*Provided data*:
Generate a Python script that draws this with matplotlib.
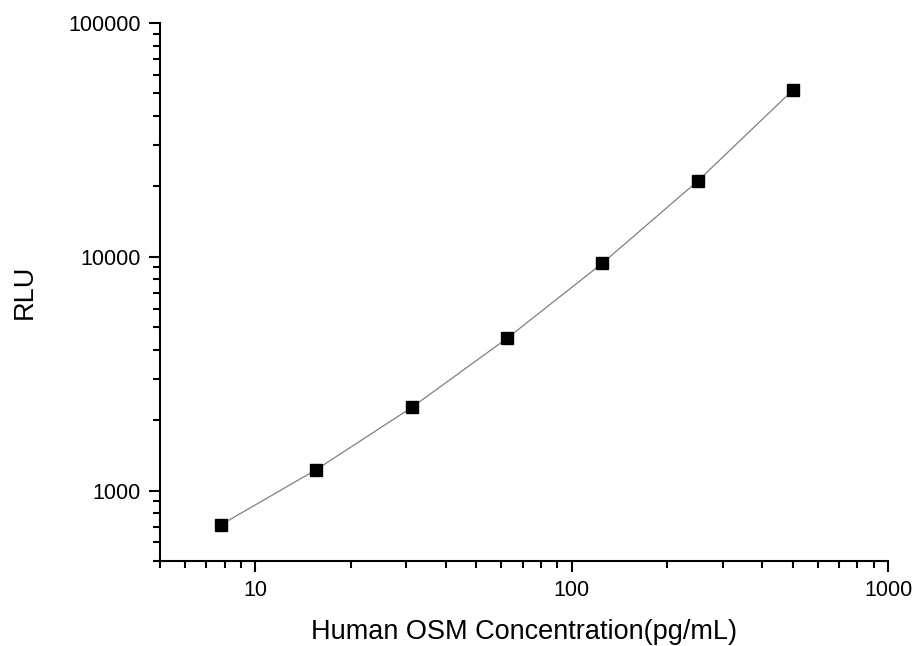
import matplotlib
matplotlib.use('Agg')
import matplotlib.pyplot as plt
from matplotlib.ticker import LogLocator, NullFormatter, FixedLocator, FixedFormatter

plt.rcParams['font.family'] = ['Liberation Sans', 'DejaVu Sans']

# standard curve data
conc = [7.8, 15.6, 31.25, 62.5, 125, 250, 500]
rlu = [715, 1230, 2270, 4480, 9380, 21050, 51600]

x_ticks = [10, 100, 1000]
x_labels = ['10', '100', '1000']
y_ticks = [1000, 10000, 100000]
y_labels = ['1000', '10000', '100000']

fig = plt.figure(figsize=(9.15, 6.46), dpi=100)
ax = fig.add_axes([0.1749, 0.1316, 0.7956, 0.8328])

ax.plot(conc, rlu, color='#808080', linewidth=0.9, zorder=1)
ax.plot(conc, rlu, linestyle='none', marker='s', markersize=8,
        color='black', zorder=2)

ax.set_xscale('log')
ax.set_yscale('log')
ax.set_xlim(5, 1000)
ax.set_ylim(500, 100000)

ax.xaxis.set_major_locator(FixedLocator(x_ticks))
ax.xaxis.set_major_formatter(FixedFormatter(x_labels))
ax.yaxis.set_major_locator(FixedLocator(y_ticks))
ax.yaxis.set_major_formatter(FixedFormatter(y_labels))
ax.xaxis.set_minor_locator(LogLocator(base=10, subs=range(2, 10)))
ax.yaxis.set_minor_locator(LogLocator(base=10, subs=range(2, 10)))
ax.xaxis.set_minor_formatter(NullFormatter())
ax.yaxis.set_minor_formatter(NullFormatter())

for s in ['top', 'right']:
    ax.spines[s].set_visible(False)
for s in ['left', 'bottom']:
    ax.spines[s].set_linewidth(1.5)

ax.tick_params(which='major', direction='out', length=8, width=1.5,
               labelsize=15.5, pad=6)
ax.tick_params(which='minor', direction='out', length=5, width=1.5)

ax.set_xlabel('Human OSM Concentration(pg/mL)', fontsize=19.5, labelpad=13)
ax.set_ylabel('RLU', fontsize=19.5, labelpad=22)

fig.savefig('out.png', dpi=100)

*Prompt*:
Leave out the pictures, then repeat the listing above exactly from its first line to the line with "rlu = [715, 1230, 2270, 4480, 9380, 21050, 51600]", inclusive.

*Response*:
Generate a Python script that draws this with matplotlib.
import matplotlib
matplotlib.use('Agg')
import matplotlib.pyplot as plt
from matplotlib.ticker import LogLocator, NullFormatter, FixedLocator, FixedFormatter

plt.rcParams['font.family'] = ['Liberation Sans', 'DejaVu Sans']

# standard curve data
conc = [7.8, 15.6, 31.25, 62.5, 125, 250, 500]
rlu = [715, 1230, 2270, 4480, 9380, 21050, 51600]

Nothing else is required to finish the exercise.